Just looking at these pictures now sort of baffles me. I plan on doing a post detailing exactly what I did. I could explain it here, but then this post would be a novel.


So here is me posting this, finally. I'm trying to feel brave and just get it out there. I still have a long ways to go but I am happy...er.




Friday, February 1, 2013

Life Mantras


Today I had a conversation with someone. This is what he said to me: “Be. Do. Have. Some people think that in order to Be happy they need to Do or Have something. But you need to realize that to Be, must come first. Once you realize that it is in your power to Be happy or Be strong or Be feisty, whatever it is you might be searching for, then whatever you Do or Have will mean so much more and be that much better.”

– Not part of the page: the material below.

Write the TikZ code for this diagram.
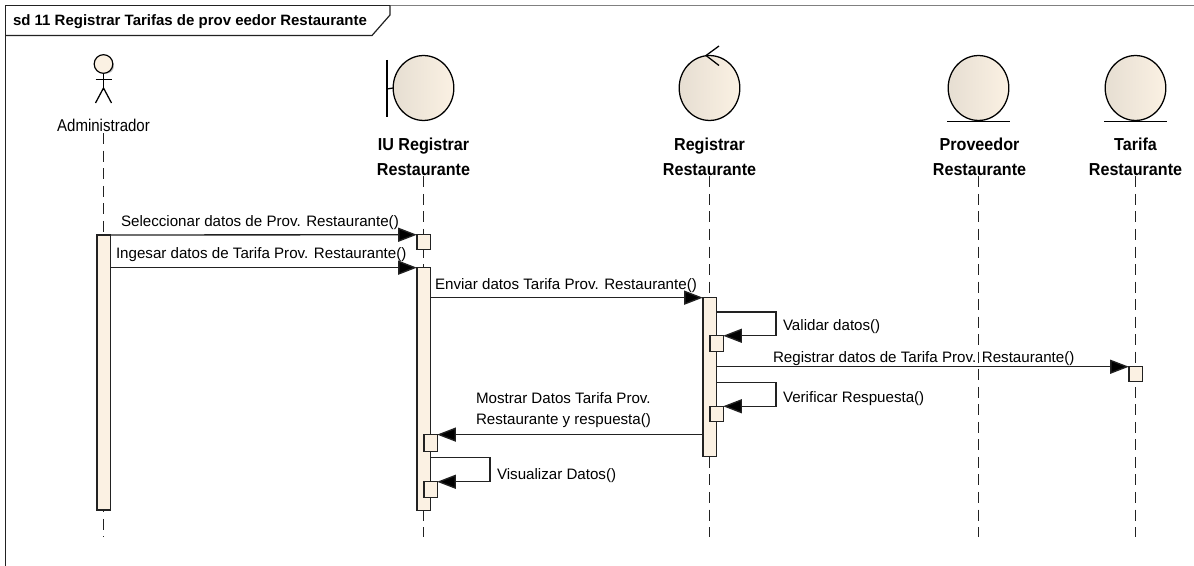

We live everyday wanting, needing, searching : Comfort, food, sex, shelter. We are only human and what else can be expected. Most days I live in the attempt to be validated by others. I want to look the skinniest and the prettiest and be adored and have attention. Do I feel good enough? Good enough to have earned these things? Some days. Why do we become these people who allow our emotions to be controlled by the behavior of others when that is the one thing we do not possess the power to control. We should be concerned with our selves. Am I happy? With myself? Today? Learning to be satisfied and love yourself for who you are and what you can do, this has been taught to us our entire lives. So why can’t we seem to get it?

I never really realized but this is one of my biggest struggles. If I could just be happy with myself and who I am, be satisfied with what I have and what I can do. I often feel down in the dumps over silly things like boy troubles and overeating. I’m really going to try to think positively about myself and the situations I encounter from now on and see what happens. Yes I will still be extremely sarcastic, blunt and at times bitchy – but this is part of who I am and I have people who love me for who I am. I can also be very caring and thoughtful, helpful and supportive. I am lots of things and the #1 thing I am good at is being myself. So why is that not enough and why am I so concerned with changing?